**Given data**
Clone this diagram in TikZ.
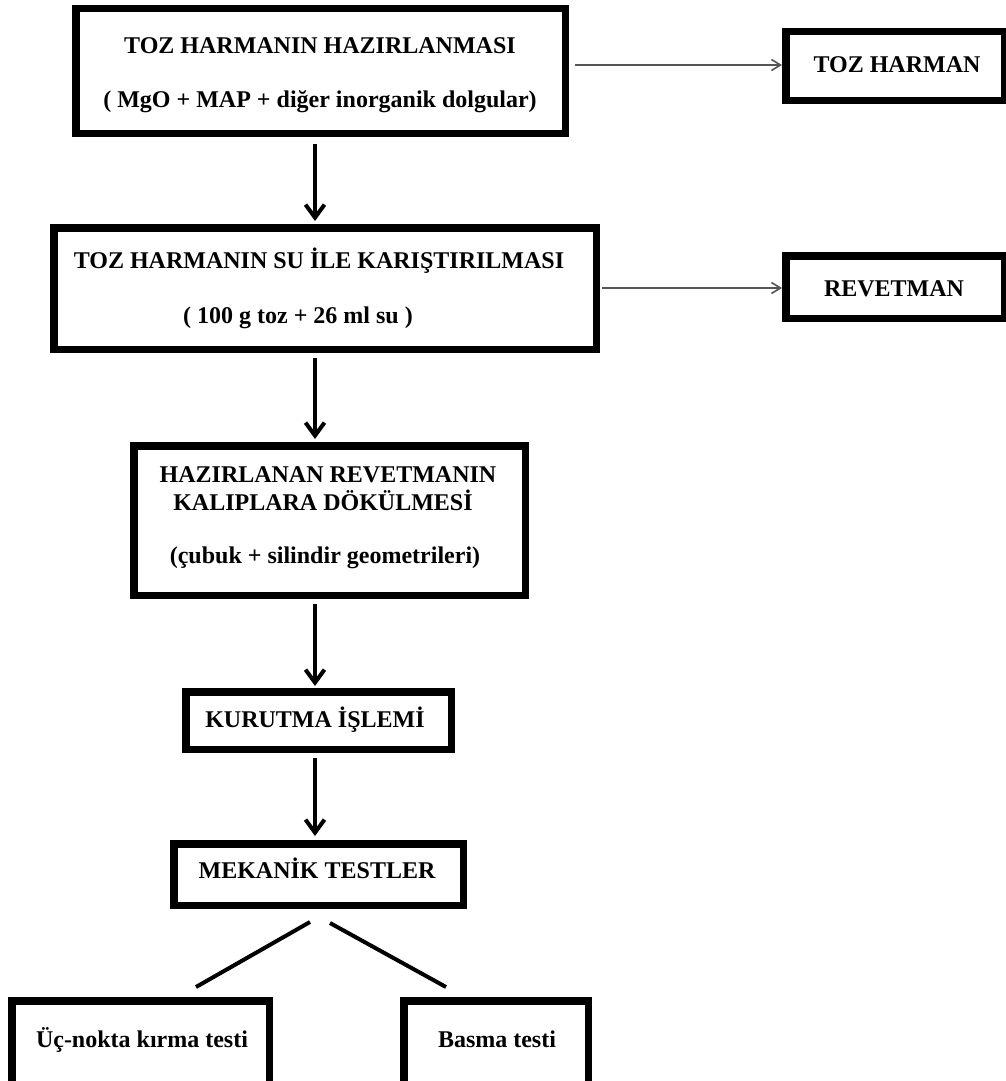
\documentclass[tikz,border=0pt]{standalone}
\usepackage{fontspec}
\setmainfont{Liberation Serif}
\usetikzlibrary{arrows.meta,calc}
\definecolor{hgray}{RGB}{85,85,85}
\begin{document}
\begin{tikzpicture}[x=1pt,y=-1pt,
  box/.style={draw=black, line width=7.5pt, inner sep=0pt, outer sep=0pt, rectangle},
  lbl/.style={font=\fontsize{24}{28}\selectfont\bfseries, anchor=base, inner sep=0pt},
  varrow/.style={line width=4pt, -{Straight Barb[length=13pt,width=19pt]}},
  harrow/.style={line width=1.6pt, draw=hgray, -{Straight Barb[length=9pt,width=11pt]}},
  dline/.style={line width=4pt},
]
\useasboundingbox (0,0) rectangle (1006,1081);
\fill[white] (0,0) rectangle (1006,1081);

% boxes
\node[box, minimum width=489.5pt, minimum height=124.5pt] (b1) at (320.5,71) {};
\node[box, minimum width=542.5pt, minimum height=121.5pt] (b2) at (325,288.5) {};
\node[box, minimum width=391.5pt, minimum height=149.5pt] (b3) at (329.5,520.5) {};
\node[box, minimum width=265.5pt, minimum height=57.5pt] (b4) at (318.5,720.5) {};
\node[box, minimum width=289.5pt, minimum height=61.5pt] (b5) at (318.5,874.5) {};
\node[box, minimum width=257.5pt, minimum height=87.5pt] (b6) at (140.5,1044.5) {};
\node[box, minimum width=184.5pt, minimum height=87.5pt] (b7) at (496,1044.5) {};
\node[box, minimum width=218.5pt, minimum height=68.5pt] (th) at (895,66) {};
\node[box, minimum width=218.5pt, minimum height=62.5pt] (rv) at (895,287) {};

% texts
\node[lbl] (t1a) at (320,53) {TOZ HARMANIN HAZIRLANMASI};
\node[lbl] (t1b) at (320,107) {( MgO + MAP + diğer inorganik dolgular)};
\node[lbl] (t2a) at (319,268) {TOZ HARMANIN SU İLE KARIŞTIRILMASI};
\node[lbl] (t2b) at (298,323) {( 100 g toz + 26 ml su )};
\node[lbl] (t3a) at (328,482) {HAZIRLANAN REVETMANIN};
\node[lbl] (t3b) at (323,510) {KALIPLARA DÖKÜLMESİ};
\node[lbl] (t3c) at (325,563) {(çubuk + silindir geometrileri)};
\node[lbl] (t4) at (315,727) {KURUTMA İŞLEMİ};
\node[lbl] (t5) at (317,878) {MEKANİK TESTLER};
\node[lbl] (t6) at (142,1047) {Üç-nokta kırma testi};
\node[lbl] (t7) at (497,1047) {Basma testi};
\node[lbl] (tth) at (897,73) {TOZ HARMAN};
\node[lbl] (trv) at (894,296) {REVETMAN};

% vertical arrows
\draw[varrow] ([xshift=-5.5pt,yshift=-10.75pt]b1.south) -- ([xshift=-10pt,yshift=6.75pt]b2.north);
\draw[varrow] ([xshift=-10pt,yshift=-8.75pt]b2.south) -- ([xshift=-14.5pt,yshift=6.75pt]b3.north);
\draw[varrow] ([xshift=-14.5pt,yshift=-8.75pt]b3.south) -- ([xshift=-3.5pt,yshift=5.75pt]b4.north);
\draw[varrow] ([xshift=-3.5pt,yshift=-8.75pt]b4.south) -- ([xshift=-3.5pt,yshift=7.75pt]b5.north);

% horizontal arrows
\draw[harrow] ($(b1.east |- th.west)+(9.75,-1)$) -- ($(th.west)+(-3.75,-1)$);
\draw[harrow] ($(b2.east |- rv.west)+(5.75,1)$) -- ($(rv.west)+(-3.75,1)$);

% diagonal lines
\draw[dline] ([xshift=-8.5pt,yshift=-16.75pt]b5.south) -- ([xshift=55.5pt,yshift=13.75pt]b6.north);
\draw[dline] ([xshift=11.5pt,yshift=-17.75pt]b5.south) -- ([xshift=-50pt,yshift=13.75pt]b7.north);
\end{tikzpicture}
\end{document}
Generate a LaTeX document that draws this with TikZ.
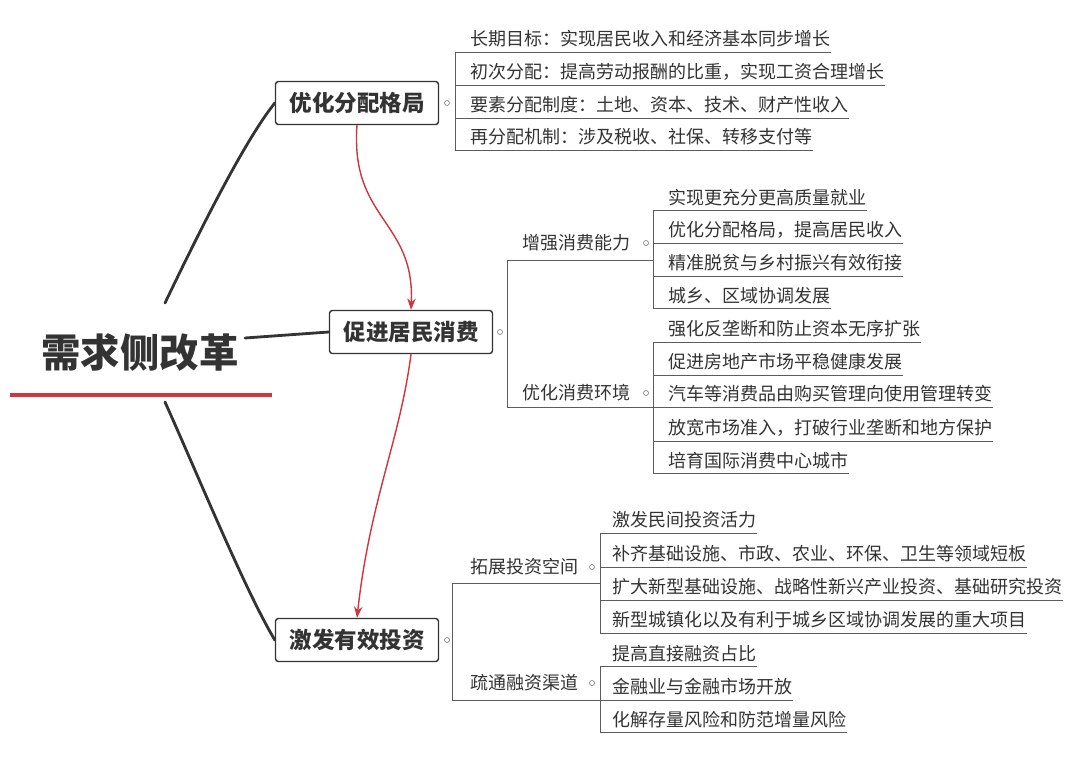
\documentclass[tikz,border=0pt]{standalone}
\usepackage{fontspec}
\setmainfont{Noto Sans CJK SC}
\usetikzlibrary{arrows.meta}
\definecolor{ink}{HTML}{333333}
\definecolor{redline}{HTML}{D0353F}
\tikzset{
  root/.style={font=\fontsize{28}{30}\selectfont\bfseries, text=ink},
  topic/.style={draw=ink, line width=1pt, rounded corners=2pt, minimum width=163\px, minimum height=43\px, font=\fontsize{16}{18}\selectfont\bfseries, text=ink, fill=white},
  sub/.style={font=\fontsize{12.8}{14}\selectfont, text=ink, anchor=west, inner sep=0pt},
  leaf/.style={font=\fontsize{12.8}{14}\selectfont, text=ink, anchor=south west, inner xsep=0pt, inner ysep=3pt},
  knob/.style={draw=ink!70, circle, inner sep=0pt, minimum size=5\px, fill=white},
  branch/.style={draw=ink!80, line width=0.6pt},
  trunk/.style={draw=ink, line width=2pt, line cap=round},
  flow/.style={draw=redline, line width=1pt, -{Stealth[length=8pt,width=6pt]}}
}
\newcommand{\px}{*0.711pt}
\begin{document}
\begin{tikzpicture}[x=0.025cm, y=-0.025cm]
\useasboundingbox (0,0) rectangle (1080,764);
% root
\node[root] (demand) at (140,352) {需求侧改革};
\draw[redline, line width=3pt] (10,395) -- (272,395);
% three topics
\node[topic] (income) at (357,103) {优化分配格局};
\node[topic] (consume) at (411,332) {促进居民消费};
\node[topic] (invest) at (357,640) {激发有效投资};
\coordinate (rootA) at (165,303);
\coordinate (rootB) at (245,338);
\coordinate (rootC) at (165,402);
\draw[trunk] (rootA) .. controls (200,230) and (245,140) .. (income.west);
\draw[trunk] (rootB) -- (consume.west);
\draw[trunk] (rootC) .. controls (200,480) and (245,590) .. (invest.west);
% red flow
\draw[flow] (income.south) .. controls (350,220) and (415,220) .. (consume.north);
\draw[flow] (consume.south) .. controls (400,440) and (370,500) .. (invest.north);
% knobs
\node[knob] (kIncome) at (447,103) {};
\node[knob] (kConsume) at (500,332) {};
\node[knob] (kInvest) at (447,640) {};

% leaves of income
\coordinate (bIncome) at (455,52);
\foreach \name/\y/\txt in {i1/52/{长期目标：实现居民收入和经济基本同步增长},
  i2/85/{初次分配：提高劳动报酬的比重，实现工资合理增长},
  i3/118/{要素分配制度：土地、资本、技术、财产性收入},
  i4/150/{再分配机制：涉及税收、社保、转移支付等}}{
  \node[leaf] (\name) at (470,\y) {\txt\hspace{7pt}};
  \draw[branch] (455,\y) -- (\name.south east);
}
\draw[branch] (bIncome) -- (455,150);

% consume sub branches
\coordinate (sConsTop) at (507,260);
\coordinate (sConsBot) at (507,407);
\draw[branch] (sConsTop) -- (sConsBot);
\node[sub] (ability) at (522,243) {增强消费能力};
\node[sub] (environ) at (522,393) {优化消费环境};
\node[knob] (kAbility) at (646,243) {};
\node[knob] (kEnviron) at (646,393) {};
\coordinate (bAbility) at (653,260);
\coordinate (bEnviron) at (653,407);
\draw[branch] (sConsTop) -- (bAbility);
\draw[branch] (sConsBot) -- (bEnviron);
\foreach \name/\y/\txt in {a1/210/{实现更充分更高质量就业},
  a2/243/{优化分配格局，提高居民收入},
  a3/276/{精准脱贫与乡村振兴有效衔接},
  a4/308/{城乡、区域协调发展},
  e1/342/{强化反垄断和防止资本无序扩张},
  e2/375/{促进房地产市场平稳健康发展},
  e3/407/{汽车等消费品由购买管理向使用管理转变},
  e4/441/{放宽市场准入，打破行业垄断和地方保护},
  e5/473/{培育国际消费中心城市}}{
  \node[leaf] (\name) at (668,\y) {\txt\hspace{7pt}};
  \draw[branch] (653,\y) -- (\name.south east);
}
\draw[branch] (653,210) -- (653,308);
\draw[branch] (653,342) -- (653,473);

% invest sub branches
\coordinate (sInvTop) at (452,583);
\coordinate (sInvBot) at (452,700);
\draw[branch] (sInvTop) -- (sInvBot);
\node[sub] (space) at (470,567) {拓展投资空间};
\node[sub] (channel) at (470,683) {疏通融资渠道};
\node[knob] (kSpace) at (592,567) {};
\node[knob] (kChannel) at (592,683) {};
\coordinate (bSpace) at (600,583);
\coordinate (bChannel) at (600,700);
\draw[branch] (sInvTop) -- (bSpace);
\draw[branch] (sInvBot) -- (bChannel);
\foreach \name/\y/\txt in {s1/533/{激发民间投资活力},
  s2/567/{补齐基础设施、市政、农业、环保、卫生等领域短板},
  s3/600/{扩大新型基础设施、战略性新兴产业投资、基础研究投资},
  s4/633/{新型城镇化以及有利于城乡区域协调发展的重大项目},
  c1/666/{提高直接融资占比},
  c2/700/{金融业与金融市场开放},
  c3/732/{化解存量风险和防范增量风险}}{
  \node[leaf] (\name) at (612,\y) {\txt\hspace{7pt}};
  \draw[branch] (600,\y) -- (\name.south east);
}
\draw[branch] (600,533) -- (600,633);
\draw[branch] (600,666) -- (600,732);
\end{tikzpicture}
\end{document}
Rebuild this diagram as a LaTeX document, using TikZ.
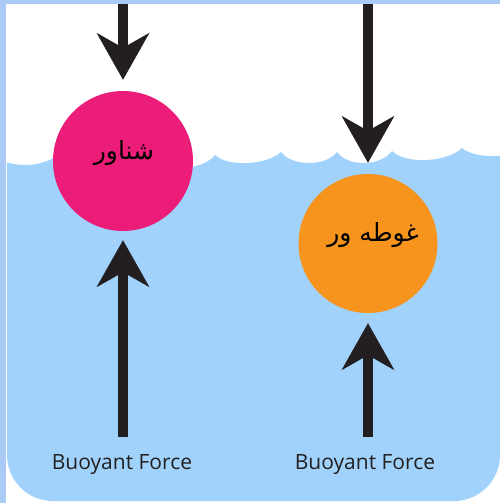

**Direction**
Restate, line by line and word for word, everything from the top of the material through the line that contains "width=218.5pt, minimum height=62.5pt]". Leave pictures out.

**Final answer**
Clone this diagram in TikZ.
\documentclass[tikz,border=0pt]{standalone}
\usepackage{fontspec}
\setmainfont{Liberation Serif}
\usetikzlibrary{arrows.meta,calc}
\definecolor{hgray}{RGB}{85,85,85}
\begin{document}
\begin{tikzpicture}[x=1pt,y=-1pt,
  box/.style={draw=black, line width=7.5pt, inner sep=0pt, outer sep=0pt, rectangle},
  lbl/.style={font=\fontsize{24}{28}\selectfont\bfseries, anchor=base, inner sep=0pt},
  varrow/.style={line width=4pt, -{Straight Barb[length=13pt,width=19pt]}},
  harrow/.style={line width=1.6pt, draw=hgray, -{Straight Barb[length=9pt,width=11pt]}},
  dline/.style={line width=4pt},
]
\useasboundingbox (0,0) rectangle (1006,1081);
\fill[white] (0,0) rectangle (1006,1081);

% boxes
\node[box, minimum width=489.5pt, minimum height=124.5pt] (b1) at (320.5,71) {};
\node[box, minimum width=542.5pt, minimum height=121.5pt] (b2) at (325,288.5) {};
\node[box, minimum width=391.5pt, minimum height=149.5pt] (b3) at (329.5,520.5) {};
\node[box, minimum width=265.5pt, minimum height=57.5pt] (b4) at (318.5,720.5) {};
\node[box, minimum width=289.5pt, minimum height=61.5pt] (b5) at (318.5,874.5) {};
\node[box, minimum width=257.5pt, minimum height=87.5pt] (b6) at (140.5,1044.5) {};
\node[box, minimum width=184.5pt, minimum height=87.5pt] (b7) at (496,1044.5) {};
\node[box, minimum width=218.5pt, minimum height=68.5pt] (th) at (895,66) {};
\node[box, minimum width=218.5pt, minimum height=62.5pt] (rv) at (895,287) {};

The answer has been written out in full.